**Given exercise:**
Quote the whole listing exactly. Leave the pictures out of your copy.

==== Raw data

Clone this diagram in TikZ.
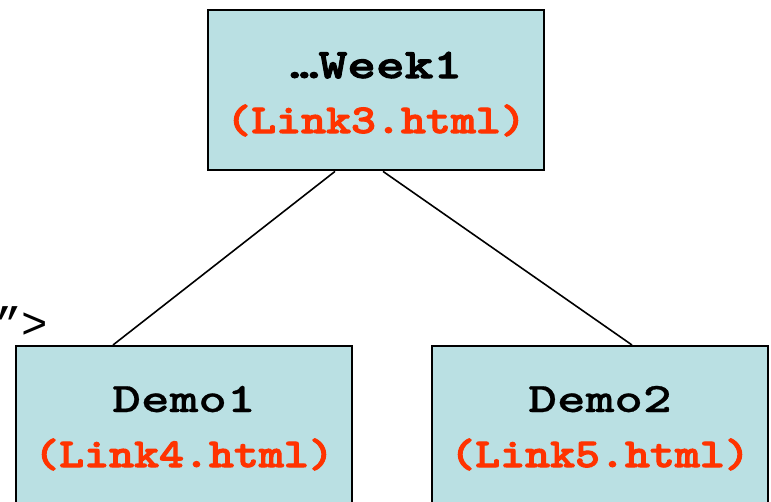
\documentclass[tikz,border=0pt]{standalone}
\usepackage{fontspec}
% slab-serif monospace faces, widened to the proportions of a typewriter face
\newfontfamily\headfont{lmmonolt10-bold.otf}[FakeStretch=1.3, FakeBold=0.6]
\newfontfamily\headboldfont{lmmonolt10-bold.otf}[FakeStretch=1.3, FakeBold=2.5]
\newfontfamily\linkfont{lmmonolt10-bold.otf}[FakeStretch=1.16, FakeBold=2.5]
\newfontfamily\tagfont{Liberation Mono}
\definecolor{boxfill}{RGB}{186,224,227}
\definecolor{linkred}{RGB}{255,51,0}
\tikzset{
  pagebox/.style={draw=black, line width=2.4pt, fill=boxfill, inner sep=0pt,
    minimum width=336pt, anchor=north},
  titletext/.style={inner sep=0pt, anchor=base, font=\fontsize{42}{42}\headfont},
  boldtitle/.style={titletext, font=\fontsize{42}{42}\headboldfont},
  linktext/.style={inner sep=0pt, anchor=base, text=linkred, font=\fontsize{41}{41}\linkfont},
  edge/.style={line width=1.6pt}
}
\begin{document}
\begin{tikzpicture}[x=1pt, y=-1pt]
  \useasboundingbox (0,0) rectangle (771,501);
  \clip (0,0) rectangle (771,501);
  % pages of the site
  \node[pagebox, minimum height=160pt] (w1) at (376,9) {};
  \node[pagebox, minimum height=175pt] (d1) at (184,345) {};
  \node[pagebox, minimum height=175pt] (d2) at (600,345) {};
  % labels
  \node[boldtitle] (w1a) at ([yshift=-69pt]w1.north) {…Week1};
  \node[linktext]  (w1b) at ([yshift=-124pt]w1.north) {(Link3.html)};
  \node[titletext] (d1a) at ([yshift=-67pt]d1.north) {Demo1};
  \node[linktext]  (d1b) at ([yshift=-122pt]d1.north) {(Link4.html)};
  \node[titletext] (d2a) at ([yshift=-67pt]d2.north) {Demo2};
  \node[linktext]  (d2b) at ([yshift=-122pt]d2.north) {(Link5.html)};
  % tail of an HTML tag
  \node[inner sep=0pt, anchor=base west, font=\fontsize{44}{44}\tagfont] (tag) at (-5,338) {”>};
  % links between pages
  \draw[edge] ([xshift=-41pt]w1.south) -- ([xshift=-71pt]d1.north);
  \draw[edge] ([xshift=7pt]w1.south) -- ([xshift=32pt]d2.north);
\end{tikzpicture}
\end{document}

========

**Response to this exercise:**
Clone this diagram in TikZ.
\documentclass[tikz,border=0pt]{standalone}
\usepackage{fontspec}
% slab-serif monospace faces, widened to the proportions of a typewriter face
\newfontfamily\headfont{lmmonolt10-bold.otf}[FakeStretch=1.3, FakeBold=0.6]
\newfontfamily\headboldfont{lmmonolt10-bold.otf}[FakeStretch=1.3, FakeBold=2.5]
\newfontfamily\linkfont{lmmonolt10-bold.otf}[FakeStretch=1.16, FakeBold=2.5]
\newfontfamily\tagfont{Liberation Mono}
\definecolor{boxfill}{RGB}{186,224,227}
\definecolor{linkred}{RGB}{255,51,0}
\tikzset{
  pagebox/.style={draw=black, line width=2.4pt, fill=boxfill, inner sep=0pt,
    minimum width=336pt, anchor=north},
  titletext/.style={inner sep=0pt, anchor=base, font=\fontsize{42}{42}\headfont},
  boldtitle/.style={titletext, font=\fontsize{42}{42}\headboldfont},
  linktext/.style={inner sep=0pt, anchor=base, text=linkred, font=\fontsize{41}{41}\linkfont},
  edge/.style={line width=1.6pt}
}
\begin{document}
\begin{tikzpicture}[x=1pt, y=-1pt]
  \useasboundingbox (0,0) rectangle (771,501);
  \clip (0,0) rectangle (771,501);
  % pages of the site
  \node[pagebox, minimum height=160pt] (w1) at (376,9) {};
  \node[pagebox, minimum height=175pt] (d1) at (184,345) {};
  \node[pagebox, minimum height=175pt] (d2) at (600,345) {};
  % labels
  \node[boldtitle] (w1a) at ([yshift=-69pt]w1.north) {…Week1};
  \node[linktext]  (w1b) at ([yshift=-124pt]w1.north) {(Link3.html)};
  \node[titletext] (d1a) at ([yshift=-67pt]d1.north) {Demo1};
  \node[linktext]  (d1b) at ([yshift=-122pt]d1.north) {(Link4.html)};
  \node[titletext] (d2a) at ([yshift=-67pt]d2.north) {Demo2};
  \node[linktext]  (d2b) at ([yshift=-122pt]d2.north) {(Link5.html)};
  % tail of an HTML tag
  \node[inner sep=0pt, anchor=base west, font=\fontsize{44}{44}\tagfont] (tag) at (-5,338) {”>};
  % links between pages
  \draw[edge] ([xshift=-41pt]w1.south) -- ([xshift=-71pt]d1.north);
  \draw[edge] ([xshift=7pt]w1.south) -- ([xshift=32pt]d2.north);
\end{tikzpicture}
\end{document}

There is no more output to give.